(Code that draws figures)

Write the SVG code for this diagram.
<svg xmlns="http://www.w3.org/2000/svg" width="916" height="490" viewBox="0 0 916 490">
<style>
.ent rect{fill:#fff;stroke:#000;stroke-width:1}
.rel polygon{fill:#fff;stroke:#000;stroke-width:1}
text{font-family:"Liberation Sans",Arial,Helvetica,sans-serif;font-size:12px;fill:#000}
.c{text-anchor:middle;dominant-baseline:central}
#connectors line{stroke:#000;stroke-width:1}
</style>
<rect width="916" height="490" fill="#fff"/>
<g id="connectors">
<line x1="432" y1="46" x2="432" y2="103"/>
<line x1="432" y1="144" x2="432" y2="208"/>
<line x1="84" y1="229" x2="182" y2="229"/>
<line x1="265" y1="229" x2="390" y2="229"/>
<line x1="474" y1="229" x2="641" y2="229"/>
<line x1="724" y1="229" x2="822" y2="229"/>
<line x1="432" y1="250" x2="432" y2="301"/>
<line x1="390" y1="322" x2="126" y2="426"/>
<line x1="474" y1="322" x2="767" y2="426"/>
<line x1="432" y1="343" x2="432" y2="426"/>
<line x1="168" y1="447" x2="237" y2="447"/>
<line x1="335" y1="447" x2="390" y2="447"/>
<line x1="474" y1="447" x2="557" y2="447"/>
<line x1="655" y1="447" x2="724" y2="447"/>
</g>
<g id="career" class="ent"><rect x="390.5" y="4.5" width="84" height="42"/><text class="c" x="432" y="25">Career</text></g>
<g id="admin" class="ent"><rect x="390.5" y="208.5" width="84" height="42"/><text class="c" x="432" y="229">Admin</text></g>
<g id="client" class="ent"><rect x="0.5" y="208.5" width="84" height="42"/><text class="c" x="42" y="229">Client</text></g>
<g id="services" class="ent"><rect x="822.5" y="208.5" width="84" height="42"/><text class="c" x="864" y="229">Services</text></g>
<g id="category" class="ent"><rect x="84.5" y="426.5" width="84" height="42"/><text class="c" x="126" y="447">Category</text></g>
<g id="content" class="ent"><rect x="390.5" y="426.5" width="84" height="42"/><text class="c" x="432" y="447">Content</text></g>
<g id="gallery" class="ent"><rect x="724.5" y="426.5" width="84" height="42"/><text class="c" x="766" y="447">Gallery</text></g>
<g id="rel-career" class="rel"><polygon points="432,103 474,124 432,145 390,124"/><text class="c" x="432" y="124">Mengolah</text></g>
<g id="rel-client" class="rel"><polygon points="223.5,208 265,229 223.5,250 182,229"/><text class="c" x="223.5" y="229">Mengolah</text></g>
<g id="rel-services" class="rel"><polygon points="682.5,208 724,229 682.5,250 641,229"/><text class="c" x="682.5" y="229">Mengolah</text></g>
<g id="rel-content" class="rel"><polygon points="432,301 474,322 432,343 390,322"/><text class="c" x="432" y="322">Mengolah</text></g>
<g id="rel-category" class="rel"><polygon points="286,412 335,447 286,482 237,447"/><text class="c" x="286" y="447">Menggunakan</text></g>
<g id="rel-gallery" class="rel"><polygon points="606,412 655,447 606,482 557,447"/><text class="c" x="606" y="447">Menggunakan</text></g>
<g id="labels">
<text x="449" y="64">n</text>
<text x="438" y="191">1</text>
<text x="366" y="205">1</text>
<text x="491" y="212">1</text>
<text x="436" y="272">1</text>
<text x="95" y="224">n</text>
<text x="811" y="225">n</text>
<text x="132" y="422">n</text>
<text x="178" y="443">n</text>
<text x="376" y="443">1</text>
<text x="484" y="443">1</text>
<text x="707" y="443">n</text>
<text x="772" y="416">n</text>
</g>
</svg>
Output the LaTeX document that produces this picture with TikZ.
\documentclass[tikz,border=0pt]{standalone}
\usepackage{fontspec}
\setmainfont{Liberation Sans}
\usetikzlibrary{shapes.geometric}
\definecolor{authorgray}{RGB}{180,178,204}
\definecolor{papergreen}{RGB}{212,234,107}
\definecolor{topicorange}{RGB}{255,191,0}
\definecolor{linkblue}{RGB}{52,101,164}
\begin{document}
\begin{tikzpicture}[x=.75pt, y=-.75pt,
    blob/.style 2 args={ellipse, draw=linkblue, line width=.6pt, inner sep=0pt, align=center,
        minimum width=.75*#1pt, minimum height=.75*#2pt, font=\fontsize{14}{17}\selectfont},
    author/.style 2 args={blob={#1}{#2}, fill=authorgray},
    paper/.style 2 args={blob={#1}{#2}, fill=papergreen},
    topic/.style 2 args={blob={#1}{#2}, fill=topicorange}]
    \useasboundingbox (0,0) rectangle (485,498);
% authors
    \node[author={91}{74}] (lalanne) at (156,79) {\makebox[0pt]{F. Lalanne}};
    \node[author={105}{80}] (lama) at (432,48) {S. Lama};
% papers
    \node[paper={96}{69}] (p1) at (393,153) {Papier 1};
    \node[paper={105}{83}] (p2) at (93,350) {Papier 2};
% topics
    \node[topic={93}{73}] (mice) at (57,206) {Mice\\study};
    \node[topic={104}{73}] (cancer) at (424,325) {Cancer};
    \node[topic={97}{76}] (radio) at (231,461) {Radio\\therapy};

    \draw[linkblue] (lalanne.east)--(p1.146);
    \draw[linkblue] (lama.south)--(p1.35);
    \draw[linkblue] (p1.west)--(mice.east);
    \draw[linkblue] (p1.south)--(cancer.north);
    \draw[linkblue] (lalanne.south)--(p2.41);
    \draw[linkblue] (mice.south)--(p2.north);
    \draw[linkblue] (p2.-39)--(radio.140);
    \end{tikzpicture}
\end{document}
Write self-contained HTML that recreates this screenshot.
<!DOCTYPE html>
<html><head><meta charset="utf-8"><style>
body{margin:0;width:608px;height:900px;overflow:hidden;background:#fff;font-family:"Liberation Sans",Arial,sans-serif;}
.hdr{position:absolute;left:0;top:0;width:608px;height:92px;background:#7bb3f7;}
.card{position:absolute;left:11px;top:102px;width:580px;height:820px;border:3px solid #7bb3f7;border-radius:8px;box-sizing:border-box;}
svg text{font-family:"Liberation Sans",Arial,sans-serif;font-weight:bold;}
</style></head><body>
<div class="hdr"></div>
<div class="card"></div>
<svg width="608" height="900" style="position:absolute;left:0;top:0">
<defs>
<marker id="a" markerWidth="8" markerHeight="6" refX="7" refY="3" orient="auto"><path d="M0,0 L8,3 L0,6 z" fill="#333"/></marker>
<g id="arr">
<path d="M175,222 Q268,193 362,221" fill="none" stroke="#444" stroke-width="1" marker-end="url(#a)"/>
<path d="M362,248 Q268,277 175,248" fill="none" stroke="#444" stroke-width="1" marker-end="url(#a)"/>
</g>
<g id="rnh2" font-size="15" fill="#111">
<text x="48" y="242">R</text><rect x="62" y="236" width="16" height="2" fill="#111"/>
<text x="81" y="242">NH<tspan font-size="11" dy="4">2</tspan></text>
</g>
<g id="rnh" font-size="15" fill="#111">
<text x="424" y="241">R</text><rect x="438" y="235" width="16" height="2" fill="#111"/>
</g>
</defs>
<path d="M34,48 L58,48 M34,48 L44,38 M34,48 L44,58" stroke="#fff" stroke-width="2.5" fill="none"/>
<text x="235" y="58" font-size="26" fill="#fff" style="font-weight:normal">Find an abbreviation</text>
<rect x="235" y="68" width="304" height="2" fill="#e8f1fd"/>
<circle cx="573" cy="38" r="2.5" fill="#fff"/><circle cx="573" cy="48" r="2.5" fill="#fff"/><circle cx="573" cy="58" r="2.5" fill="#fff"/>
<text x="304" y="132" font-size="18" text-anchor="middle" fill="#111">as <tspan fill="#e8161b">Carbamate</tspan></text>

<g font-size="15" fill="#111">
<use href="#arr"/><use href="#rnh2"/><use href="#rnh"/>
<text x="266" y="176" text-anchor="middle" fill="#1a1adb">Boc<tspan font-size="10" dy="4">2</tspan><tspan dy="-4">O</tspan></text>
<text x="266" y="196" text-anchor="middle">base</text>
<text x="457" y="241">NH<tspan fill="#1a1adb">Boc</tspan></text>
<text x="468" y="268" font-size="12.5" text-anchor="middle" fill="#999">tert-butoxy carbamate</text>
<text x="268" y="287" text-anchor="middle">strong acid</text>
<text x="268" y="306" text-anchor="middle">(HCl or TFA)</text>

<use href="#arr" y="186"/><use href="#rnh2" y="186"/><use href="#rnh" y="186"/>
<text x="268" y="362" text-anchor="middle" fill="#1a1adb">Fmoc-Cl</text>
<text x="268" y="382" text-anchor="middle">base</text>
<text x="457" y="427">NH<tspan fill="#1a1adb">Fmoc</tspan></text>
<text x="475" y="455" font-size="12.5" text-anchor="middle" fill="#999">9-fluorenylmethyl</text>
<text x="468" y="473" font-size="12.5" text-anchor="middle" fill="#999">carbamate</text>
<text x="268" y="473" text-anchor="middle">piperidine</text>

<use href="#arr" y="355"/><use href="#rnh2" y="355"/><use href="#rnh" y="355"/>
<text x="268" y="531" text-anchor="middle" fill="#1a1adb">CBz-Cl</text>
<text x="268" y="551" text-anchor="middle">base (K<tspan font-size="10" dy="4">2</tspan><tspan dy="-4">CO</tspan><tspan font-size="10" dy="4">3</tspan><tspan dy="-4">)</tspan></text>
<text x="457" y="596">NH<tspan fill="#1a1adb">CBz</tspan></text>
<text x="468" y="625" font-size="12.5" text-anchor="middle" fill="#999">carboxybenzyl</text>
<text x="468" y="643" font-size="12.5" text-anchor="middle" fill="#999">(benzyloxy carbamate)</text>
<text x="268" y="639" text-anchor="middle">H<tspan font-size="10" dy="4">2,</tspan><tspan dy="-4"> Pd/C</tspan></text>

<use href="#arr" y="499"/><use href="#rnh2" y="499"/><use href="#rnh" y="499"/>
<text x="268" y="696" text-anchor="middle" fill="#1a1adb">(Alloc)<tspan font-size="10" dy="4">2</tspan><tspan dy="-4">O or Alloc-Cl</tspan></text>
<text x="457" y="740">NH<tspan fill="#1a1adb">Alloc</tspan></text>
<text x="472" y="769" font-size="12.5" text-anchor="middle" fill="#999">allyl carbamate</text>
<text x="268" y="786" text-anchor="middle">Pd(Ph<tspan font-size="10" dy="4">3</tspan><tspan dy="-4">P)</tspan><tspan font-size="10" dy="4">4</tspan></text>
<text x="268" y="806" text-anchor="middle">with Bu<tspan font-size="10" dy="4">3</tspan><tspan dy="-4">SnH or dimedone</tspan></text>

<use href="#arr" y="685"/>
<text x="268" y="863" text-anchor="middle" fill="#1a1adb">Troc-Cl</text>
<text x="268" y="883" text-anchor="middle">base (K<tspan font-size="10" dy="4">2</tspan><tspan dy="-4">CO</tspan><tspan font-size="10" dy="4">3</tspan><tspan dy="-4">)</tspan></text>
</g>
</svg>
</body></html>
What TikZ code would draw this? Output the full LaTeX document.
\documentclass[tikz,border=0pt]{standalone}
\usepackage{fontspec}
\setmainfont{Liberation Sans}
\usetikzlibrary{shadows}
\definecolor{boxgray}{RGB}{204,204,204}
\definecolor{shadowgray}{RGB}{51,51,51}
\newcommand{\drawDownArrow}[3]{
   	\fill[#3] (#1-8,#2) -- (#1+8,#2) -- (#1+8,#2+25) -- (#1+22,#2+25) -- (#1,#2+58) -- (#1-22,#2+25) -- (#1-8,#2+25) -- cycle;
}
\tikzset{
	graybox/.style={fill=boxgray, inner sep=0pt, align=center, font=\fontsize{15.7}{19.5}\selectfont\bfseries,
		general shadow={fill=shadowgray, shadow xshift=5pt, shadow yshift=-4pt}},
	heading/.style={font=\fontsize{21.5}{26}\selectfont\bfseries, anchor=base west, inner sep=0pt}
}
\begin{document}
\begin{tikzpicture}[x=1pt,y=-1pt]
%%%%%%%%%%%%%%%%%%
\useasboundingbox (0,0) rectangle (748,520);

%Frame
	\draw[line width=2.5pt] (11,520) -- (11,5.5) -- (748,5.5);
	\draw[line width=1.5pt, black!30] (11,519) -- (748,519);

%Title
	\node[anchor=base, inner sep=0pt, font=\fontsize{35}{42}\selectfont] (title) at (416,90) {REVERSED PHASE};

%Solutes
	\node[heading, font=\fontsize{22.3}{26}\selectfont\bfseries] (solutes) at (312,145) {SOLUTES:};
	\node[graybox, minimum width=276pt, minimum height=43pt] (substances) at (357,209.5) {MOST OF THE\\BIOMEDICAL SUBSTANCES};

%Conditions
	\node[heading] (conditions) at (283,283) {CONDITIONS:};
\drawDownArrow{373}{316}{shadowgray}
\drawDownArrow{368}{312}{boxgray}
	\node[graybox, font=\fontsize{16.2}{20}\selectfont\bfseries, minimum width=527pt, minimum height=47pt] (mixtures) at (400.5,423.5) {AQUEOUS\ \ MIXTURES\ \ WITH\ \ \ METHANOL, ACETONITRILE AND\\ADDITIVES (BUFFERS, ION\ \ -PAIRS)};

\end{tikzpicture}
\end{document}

# [What the task asks]
The lines to be given again exactly are those from the one containing "Output the LaTeX" up to and including the one containing "(radio) at (231,461)".

# [Output below]
Output the LaTeX document that produces this picture with TikZ.
\documentclass[tikz,border=0pt]{standalone}
\usepackage{fontspec}
\setmainfont{Liberation Sans}
\usetikzlibrary{shapes.geometric}
\definecolor{authorgray}{RGB}{180,178,204}
\definecolor{papergreen}{RGB}{212,234,107}
\definecolor{topicorange}{RGB}{255,191,0}
\definecolor{linkblue}{RGB}{52,101,164}
\begin{document}
\begin{tikzpicture}[x=.75pt, y=-.75pt,
    blob/.style 2 args={ellipse, draw=linkblue, line width=.6pt, inner sep=0pt, align=center,
        minimum width=.75*#1pt, minimum height=.75*#2pt, font=\fontsize{14}{17}\selectfont},
    author/.style 2 args={blob={#1}{#2}, fill=authorgray},
    paper/.style 2 args={blob={#1}{#2}, fill=papergreen},
    topic/.style 2 args={blob={#1}{#2}, fill=topicorange}]
    \useasboundingbox (0,0) rectangle (485,498);
% authors
    \node[author={91}{74}] (lalanne) at (156,79) {\makebox[0pt]{F. Lalanne}};
    \node[author={105}{80}] (lama) at (432,48) {S. Lama};
% papers
    \node[paper={96}{69}] (p1) at (393,153) {Papier 1};
    \node[paper={105}{83}] (p2) at (93,350) {Papier 2};
% topics
    \node[topic={93}{73}] (mice) at (57,206) {Mice\\study};
    \node[topic={104}{73}] (cancer) at (424,325) {Cancer};
    \node[topic={97}{76}] (radio) at (231,461) {Radio\\therapy};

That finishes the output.